**Short task:**
Copy out every line exactly, passing over the pictures.

++++++++++++++++++++

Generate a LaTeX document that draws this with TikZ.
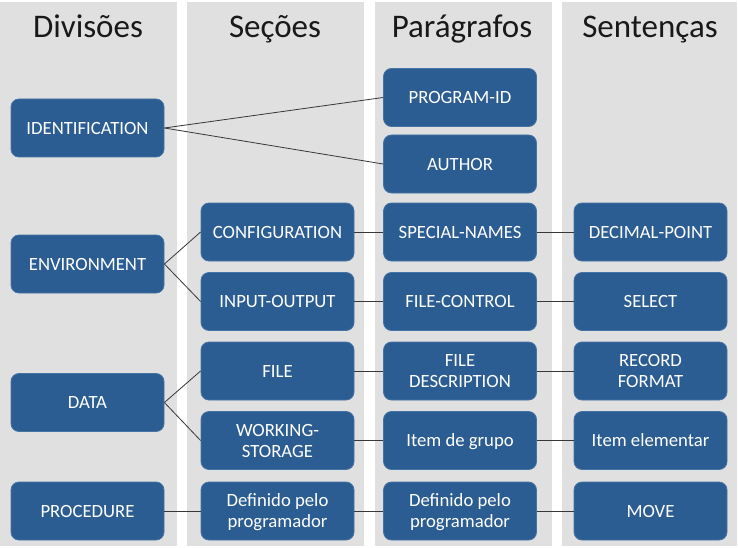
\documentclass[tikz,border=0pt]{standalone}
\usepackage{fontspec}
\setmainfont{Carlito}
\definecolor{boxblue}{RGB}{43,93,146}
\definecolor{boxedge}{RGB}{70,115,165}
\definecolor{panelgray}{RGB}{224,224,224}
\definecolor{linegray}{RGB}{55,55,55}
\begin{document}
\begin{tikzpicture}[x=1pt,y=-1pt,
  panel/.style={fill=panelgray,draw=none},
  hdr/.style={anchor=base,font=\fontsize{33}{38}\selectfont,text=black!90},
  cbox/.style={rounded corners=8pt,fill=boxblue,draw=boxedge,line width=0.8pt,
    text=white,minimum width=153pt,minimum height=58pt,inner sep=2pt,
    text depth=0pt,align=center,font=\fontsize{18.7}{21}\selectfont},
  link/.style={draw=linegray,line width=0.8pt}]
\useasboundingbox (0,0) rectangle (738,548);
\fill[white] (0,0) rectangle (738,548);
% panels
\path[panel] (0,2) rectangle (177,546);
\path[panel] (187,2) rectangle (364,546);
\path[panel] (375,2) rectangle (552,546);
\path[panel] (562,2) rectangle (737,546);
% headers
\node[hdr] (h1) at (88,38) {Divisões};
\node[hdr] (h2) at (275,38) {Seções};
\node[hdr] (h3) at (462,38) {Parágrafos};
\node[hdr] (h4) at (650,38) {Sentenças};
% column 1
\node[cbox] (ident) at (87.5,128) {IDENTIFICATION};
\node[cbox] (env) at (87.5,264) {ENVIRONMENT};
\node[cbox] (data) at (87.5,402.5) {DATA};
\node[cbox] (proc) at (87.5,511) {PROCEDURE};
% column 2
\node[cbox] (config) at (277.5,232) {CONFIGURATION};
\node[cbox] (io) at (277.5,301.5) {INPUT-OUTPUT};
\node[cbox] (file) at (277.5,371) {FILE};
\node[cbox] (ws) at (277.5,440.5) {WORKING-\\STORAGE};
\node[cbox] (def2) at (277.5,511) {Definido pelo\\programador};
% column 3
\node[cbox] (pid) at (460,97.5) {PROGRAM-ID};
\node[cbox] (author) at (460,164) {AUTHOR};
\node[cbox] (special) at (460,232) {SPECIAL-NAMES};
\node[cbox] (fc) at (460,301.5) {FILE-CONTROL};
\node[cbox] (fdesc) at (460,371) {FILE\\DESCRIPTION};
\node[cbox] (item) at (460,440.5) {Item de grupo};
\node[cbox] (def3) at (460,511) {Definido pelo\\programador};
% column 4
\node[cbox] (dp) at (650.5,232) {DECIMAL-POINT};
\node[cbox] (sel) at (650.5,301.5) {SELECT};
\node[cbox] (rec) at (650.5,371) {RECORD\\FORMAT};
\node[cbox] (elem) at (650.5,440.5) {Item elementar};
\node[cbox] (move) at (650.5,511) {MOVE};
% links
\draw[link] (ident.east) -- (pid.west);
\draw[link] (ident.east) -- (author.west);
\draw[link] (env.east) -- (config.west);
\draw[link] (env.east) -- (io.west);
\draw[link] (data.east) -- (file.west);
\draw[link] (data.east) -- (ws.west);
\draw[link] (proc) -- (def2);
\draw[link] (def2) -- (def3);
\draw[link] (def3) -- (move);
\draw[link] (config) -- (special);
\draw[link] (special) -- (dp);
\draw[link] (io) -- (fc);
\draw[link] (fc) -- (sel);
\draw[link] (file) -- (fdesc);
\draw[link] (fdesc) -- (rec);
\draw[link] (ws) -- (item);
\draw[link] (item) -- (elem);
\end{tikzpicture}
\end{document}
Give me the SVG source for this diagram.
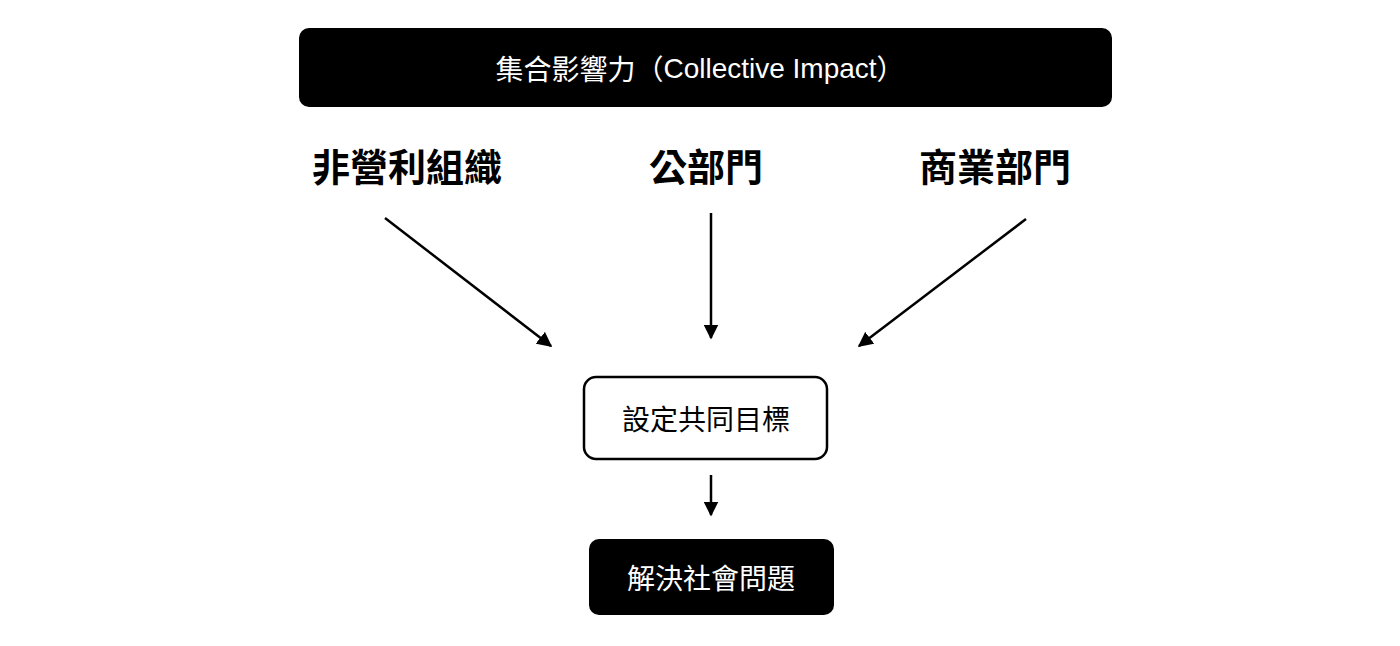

++++++++++++++++++++

**Answer to this task:**
Generate a LaTeX document that draws this with TikZ.
\documentclass[tikz,border=0pt]{standalone}
\usepackage{fontspec}
\setmainfont{Carlito}
\definecolor{boxblue}{RGB}{43,93,146}
\definecolor{boxedge}{RGB}{70,115,165}
\definecolor{panelgray}{RGB}{224,224,224}
\definecolor{linegray}{RGB}{55,55,55}
\begin{document}
\begin{tikzpicture}[x=1pt,y=-1pt,
  panel/.style={fill=panelgray,draw=none},
  hdr/.style={anchor=base,font=\fontsize{33}{38}\selectfont,text=black!90},
  cbox/.style={rounded corners=8pt,fill=boxblue,draw=boxedge,line width=0.8pt,
    text=white,minimum width=153pt,minimum height=58pt,inner sep=2pt,
    text depth=0pt,align=center,font=\fontsize{18.7}{21}\selectfont},
  link/.style={draw=linegray,line width=0.8pt}]
\useasboundingbox (0,0) rectangle (738,548);
\fill[white] (0,0) rectangle (738,548);
% panels
\path[panel] (0,2) rectangle (177,546);
\path[panel] (187,2) rectangle (364,546);
\path[panel] (375,2) rectangle (552,546);
\path[panel] (562,2) rectangle (737,546);
% headers
\node[hdr] (h1) at (88,38) {Divisões};
\node[hdr] (h2) at (275,38) {Seções};
\node[hdr] (h3) at (462,38) {Parágrafos};
\node[hdr] (h4) at (650,38) {Sentenças};
% column 1
\node[cbox] (ident) at (87.5,128) {IDENTIFICATION};
\node[cbox] (env) at (87.5,264) {ENVIRONMENT};
\node[cbox] (data) at (87.5,402.5) {DATA};
\node[cbox] (proc) at (87.5,511) {PROCEDURE};
% column 2
\node[cbox] (config) at (277.5,232) {CONFIGURATION};
\node[cbox] (io) at (277.5,301.5) {INPUT-OUTPUT};
\node[cbox] (file) at (277.5,371) {FILE};
\node[cbox] (ws) at (277.5,440.5) {WORKING-\\STORAGE};
\node[cbox] (def2) at (277.5,511) {Definido pelo\\programador};
% column 3
\node[cbox] (pid) at (460,97.5) {PROGRAM-ID};
\node[cbox] (author) at (460,164) {AUTHOR};
\node[cbox] (special) at (460,232) {SPECIAL-NAMES};
\node[cbox] (fc) at (460,301.5) {FILE-CONTROL};
\node[cbox] (fdesc) at (460,371) {FILE\\DESCRIPTION};
\node[cbox] (item) at (460,440.5) {Item de grupo};
\node[cbox] (def3) at (460,511) {Definido pelo\\programador};
% column 4
\node[cbox] (dp) at (650.5,232) {DECIMAL-POINT};
\node[cbox] (sel) at (650.5,301.5) {SELECT};
\node[cbox] (rec) at (650.5,371) {RECORD\\FORMAT};
\node[cbox] (elem) at (650.5,440.5) {Item elementar};
\node[cbox] (move) at (650.5,511) {MOVE};
% links
\draw[link] (ident.east) -- (pid.west);
\draw[link] (ident.east) -- (author.west);
\draw[link] (env.east) -- (config.west);
\draw[link] (env.east) -- (io.west);
\draw[link] (data.east) -- (file.west);
\draw[link] (data.east) -- (ws.west);
\draw[link] (proc) -- (def2);
\draw[link] (def2) -- (def3);
\draw[link] (def3) -- (move);
\draw[link] (config) -- (special);
\draw[link] (special) -- (dp);
\draw[link] (io) -- (fc);
\draw[link] (fc) -- (sel);
\draw[link] (file) -- (fdesc);
\draw[link] (fdesc) -- (rec);
\draw[link] (ws) -- (item);
\draw[link] (item) -- (elem);
\end{tikzpicture}
\end{document}
Give me the SVG source for this diagram.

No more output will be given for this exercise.